Perhaps that is what she needs to do to get through a very painful period of her life?  Perhaps the Elizabeth Edwards of the world are no different than the working-class folks we see slugging it out on daytime talk shows? She just happens to have a greater net worth than these women who cry, scream, beg and physically attack each other, while the cheating guy sits there and watches in amusement.

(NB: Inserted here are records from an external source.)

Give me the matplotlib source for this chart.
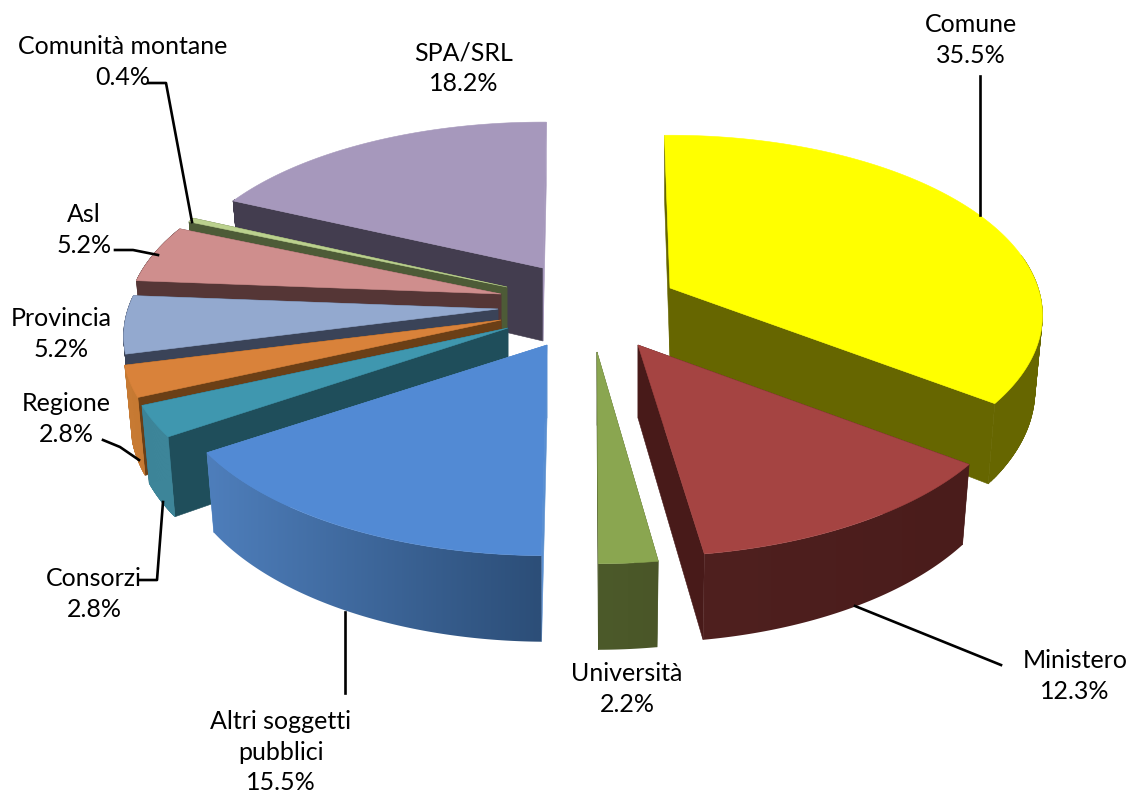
import numpy as np
import matplotlib
matplotlib.use('Agg')
import matplotlib.pyplot as plt
from matplotlib.colors import to_rgb
from matplotlib.patches import Polygon

plt.rcParams['font.family'] = ['Lato', 'DejaVu Sans']

labels = ['Comune', 'Ministero', 'Università', 'Altri soggetti\npubblici', 'Consorzi',
          'Regione', 'Provincia', 'Asl', 'Comunità montane', 'SPA/SRL']
values = [35.5, 12.3, 2.2, 15.5, 2.8, 2.8, 5.2, 5.2, 0.4, 18.2]

# layout, in pixels of the picture
apex = [(670, 288), (638, 345), (597, 352), (547, 345), (508, 328),
        (501, 320), (498, 309), (501, 294), (507, 287), (543, 268)]
scale_x = [0.995, 1.02, 1, 1.01, 1.018, 1.01, 1, 1, 0.99, 0.985]
scale_y = [1, 1.02, 1.02, 1.015, 1, 1, 1, 1, 1, 0.955]
spin = [-1.0, -0.5, 0, 0.9, 0, 0, 0, 0, 0, 0.6]
label_pos = [(971, 40), (1075, 676), (627, 689), (281, 752), (94, 594),
             (66, 419), (61, 334), (84, 230), (123, 62), (464, 68)]
leaders = [[(980, 76), (980, 215)],
           [(1001, 665), (855, 606)],
           [(345, 612), (345, 693)],
           [(140, 580), (157, 580), (163, 502)],
           [(103, 440), (120, 447), (139, 460)],
           [(115, 250), (133, 250), (158, 255)],
           [(148, 83), (166, 83), (192, 222)]]

top_col = ['#FFFF00', '#A54442', '#8AA650', '#528AD4', '#3F97AF',
           '#D9823A', '#93A9CF', '#CF8E8D', '#BBD18E', '#A698BC']
wall_col = [('#666600', '#666600'), ('#4A1C1B', '#4F201F'), ('#4A5628', '#4C5A2A'),
            ('#2C4E78', '#4E7EBB'), ('#3D8599', '#3D8599'), ('#C77A33', '#C77A33'),
            ('#3A4358', '#3A4358'), ('#553636', '#553636'), ('#4D5B37', '#4D5B37'),
            ('#433D4F', '#433D4F')]
start_col = ['#666600', '#4A1C1B', '#4A5628', '#5A8FD0', '#1F4E5B',
             '#6B3F16', '#3A4358', '#553636', '#4D5B37', '#433D4F']
end_col = ['#666600', '#481A19', '#4A5628', '#5A8FD0', '#1F4E5B',
           '#6B3F16', '#3A4358', '#553636', '#4D5B37', '#A698BC']

RX, RY, PERSP, DEPTH = 370, 176, 0.152, 73
# outer wall only shows on the front of the pie
WALL_FROM, WALL_TO = np.radians(80), np.radians(295)


def rim(i, theta, low=False):
    c = apex[i]
    theta = theta + np.radians(spin[i])
    u, v = np.sin(theta), -np.cos(theta)
    w = 1 / (1 - PERSP * v)
    x = RX * scale_x[i] * u * w
    y = RY * scale_y[i] * v * w
    if low:
        return c[0] + 0.98 * x, c[1] + y + DEPTH * w
    return c[0] + x, c[1] + y


def face(ax, pts, col):
    xs, ys = zip(*pts)
    ax.fill(xs, ys, facecolor=col, edgecolor=col, linewidth=0.4, zorder=1)


def draw_wall(ax, i, t0, t1):
    t0, t1 = max(t0, WALL_FROM), min(t1, WALL_TO)
    if t1 <= t0:
        return
    if wall_col[i][0] == wall_col[i][1]:
        # overlapping strips, so the silhouette at the pie's edge is filled without seams
        ts = np.linspace(t0, t1, 60)
        for a, b in zip(ts[:-3], ts[3:]):
            face(ax, [rim(i, a), rim(i, b), rim(i, b, True), rim(i, a, True)], wall_col[i][0])
        return
    ts = np.linspace(t0, t1, 200)
    pts = [rim(i, t) for t in ts] + [rim(i, t, True) for t in ts[::-1]]
    xs, ys = zip(*pts)
    c0, c1 = np.array(to_rgb(wall_col[i][0])), np.array(to_rgb(wall_col[i][1]))
    if rim(i, t0)[0] > rim(i, t1)[0]:
        c0, c1 = c1, c0
    ramp = np.linspace(0, 1, 64)[None, :, None]
    im = ax.imshow(c0 + (c1 - c0) * ramp, extent=(min(xs), max(xs), max(ys), min(ys)),
                   aspect='auto', interpolation='bilinear', zorder=1)
    im.set_clip_path(Polygon(pts, transform=ax.transData))


def draw_slice(ax, i, t0, t1):
    c = apex[i]
    cb = (c[0], c[1] + DEPTH)
    face(ax, [c, rim(i, t0), rim(i, t0, True), cb], start_col[i])
    face(ax, [c, rim(i, t1), rim(i, t1, True), cb], end_col[i])
    draw_wall(ax, i, t0, t1)
    ts = np.linspace(t0, t1, 200)
    face(ax, [c] + [rim(i, t) for t in ts], top_col[i])


fig = plt.figure(figsize=(11.37, 7.99), dpi=100)
ax = fig.add_axes([0, 0, 1, 1])
ax.set_xlim(0, 1137)
ax.set_ylim(799, 0)
ax.axis('off')

edges = np.radians(np.concatenate([[0], np.cumsum(values)]) / sum(values) * 360)
mids = (edges[:-1] + edges[1:]) / 2

# back slices first so the front ones cover them
for i in np.argsort(-np.cos(mids)):
    draw_slice(ax, i, edges[i], edges[i + 1])

for line in leaders:
    xs, ys = zip(*line)
    ax.plot(xs, ys, color='black', lw=1.9, solid_joinstyle='round', zorder=3)

for i, name in enumerate(labels):
    ax.text(label_pos[i][0], label_pos[i][1], f'{name}\n{values[i]:.1f}%', ha='center', va='center',
            fontsize=18, linespacing=1.4, color='black', zorder=4)

ax.set_xlim(0, 1137)
ax.set_ylim(799, 0)
fig.savefig('out.png', dpi=100)
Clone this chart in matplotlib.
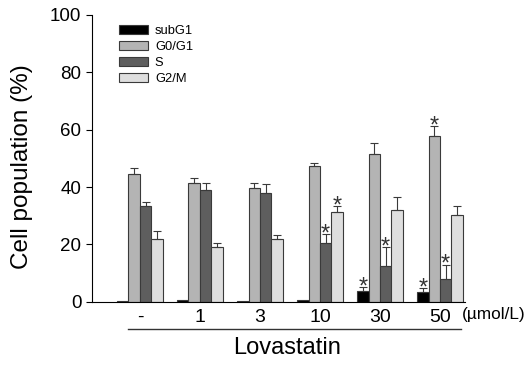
import numpy as np
import matplotlib.pyplot as plt

plt.rcParams['font.family'] = ['Liberation Sans', 'DejaVu Sans']

# data
doses = ['-', '1', '3', '10', '30', '50']
phases = ['subG1', 'G0/G1', 'S', 'G2/M']
colors = ['#000000', '#b4b4b4', '#5e5e5e', '#dedede']

subg1 = [0.2, 0.5, 0.3, 0.7, 3.7, 3.5]
g0g1 = [44.7, 41.3, 39.8, 47.5, 51.7, 57.8]
s_ph = [33.3, 38.9, 38.0, 20.6, 12.5, 8.1]
g2m = [21.8, 19.2, 21.8, 31.4, 31.9, 30.3]

subg1_err = [0.0, 0.0, 0.0, 0.0, 1.4, 1.4]
g0g1_err = [1.9, 1.8, 1.8, 0.8, 3.6, 3.4]
s_err = [1.5, 2.7, 3.0, 2.9, 6.5, 4.9]
g2m_err = [2.9, 1.2, 1.4, 2.0, 4.8, 3.1]

# significance marks (True = asterisk)
subg1_sig = [False, False, False, False, True, True]
g0g1_sig = [False, False, False, False, False, True]
s_sig = [False, False, False, True, True, True]
g2m_sig = [False, False, False, True, False, False]

values = [subg1, g0g1, s_ph, g2m]
errors = [subg1_err, g0g1_err, s_err, g2m_err]
sigs = [subg1_sig, g0g1_sig, s_sig, g2m_sig]

fig = plt.figure(figsize=(5.28, 3.65), dpi=100)
ax = fig.add_axes([0.174, 0.173, 0.707, 0.786])

x = np.arange(len(doses))
w = 0.19
offsets = [-1.5 * w, -0.5 * w, 0.5 * w, 1.5 * w]

for vals, errs, sig, col, off, name in zip(values, errors, sigs, colors, offsets, phases):
    ax.bar(x + off, vals, w, color=col, edgecolor='#3a3a3a', linewidth=0.8,
           label=name, zorder=2)
    for xi, v, e, sg in zip(x + off, vals, errs, sig):
        if e > 0:
            ax.errorbar(xi, v, yerr=[[0], [e]], fmt='none', ecolor='#3a3a3a',
                        elinewidth=0.8, capsize=3, capthick=0.8, zorder=3)
        if sg:
            ax.annotate('*', (xi, v + e), xytext=(0, -4.5), textcoords='offset points',
                        ha='center', va='baseline', fontsize=17, color='#333333')

ax.set_ylim(0, 100)
ax.set_xlim(-0.8, 5.42)
ax.set_yticks(np.arange(0, 101, 20))
ax.tick_params(axis='y', labelsize=13.5, length=4, width=0.8, direction='out')
ax.set_xticks(x)
ax.set_xticklabels(doses, fontsize=14)
ax.tick_params(axis='x', length=0, pad=5)
ax.spines['top'].set_visible(False)
ax.spines['right'].set_visible(False)
ax.spines['left'].set_linewidth(0.8)
ax.spines['bottom'].set_linewidth(0.8)

fig.text(22 / 528, 1 - 167 / 365, 'Cell population (%)', rotation=90,
         ha='center', va='center', fontsize=17.5)

trans = ax.get_xaxis_transform()
ax.text(5.9, -0.045, '(\u00b5mol/L)', transform=trans, ha='center', va='center',
        fontsize=12.4)
ax.plot([-0.2, 5.35], [-0.094, -0.094], transform=trans, color='#333333',
        linewidth=1.0, clip_on=False)
ax.text(2.45, -0.16, 'Lovastatin', transform=trans, ha='center', va='center',
        fontsize=17)

ax.legend(loc='upper left', bbox_to_anchor=(0.072, 0.965), frameon=False,
          fontsize=9.3, handlelength=2.25, handleheight=0.7, labelspacing=0.3,
          handletextpad=0.55, borderaxespad=0, borderpad=0)

fig.savefig('out.png', dpi=100)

John Edwards certainly didn’t seem amused — in fact he seemed to be quite remorseful and sounded as if he was unsure of the state of their union. What perhaps was most telling about the interview to me was when Oprah, who of course was nestled squarely between them, stated that she could tell that there was a lot of love in that house. At that moment, I was thinking just the opposite — there appeared to be a lot of pain in that house. While John and Elizabeth Edwards admitted that they loved each other, neither of them would say that they were in love, which is the question that Oprah asked both of them.

Perhaps, that’s why Elizabeth Edwards is in denial, because the reality is too tough.  The marriage that she says “was her world” is over; her life as she knew it is over; all of this is happening as her life is ending.

If she denies that Edwards fathered a child with his mistress, then it did not happen.  If she denies that he provoked the affair, then somehow that makes it less painful. If she denies that the woman he chose is a crackpot, but able to land her powerful husband nonetheless, then she isn’t the sick and undesirable spouse that she may or may not be. Maybe if she denies the extent of the affair, then she won’t be “reduced” to being just “the mother of his children.” Instead in her mind,  she is still his lover, the most important person in his life and the only woman that he “simply adores.”

Whatever the case may be, this interview highlighted what many women — people — go through in order to preserve a relationship to which they have remained true — anguish, anger, guilt and denial.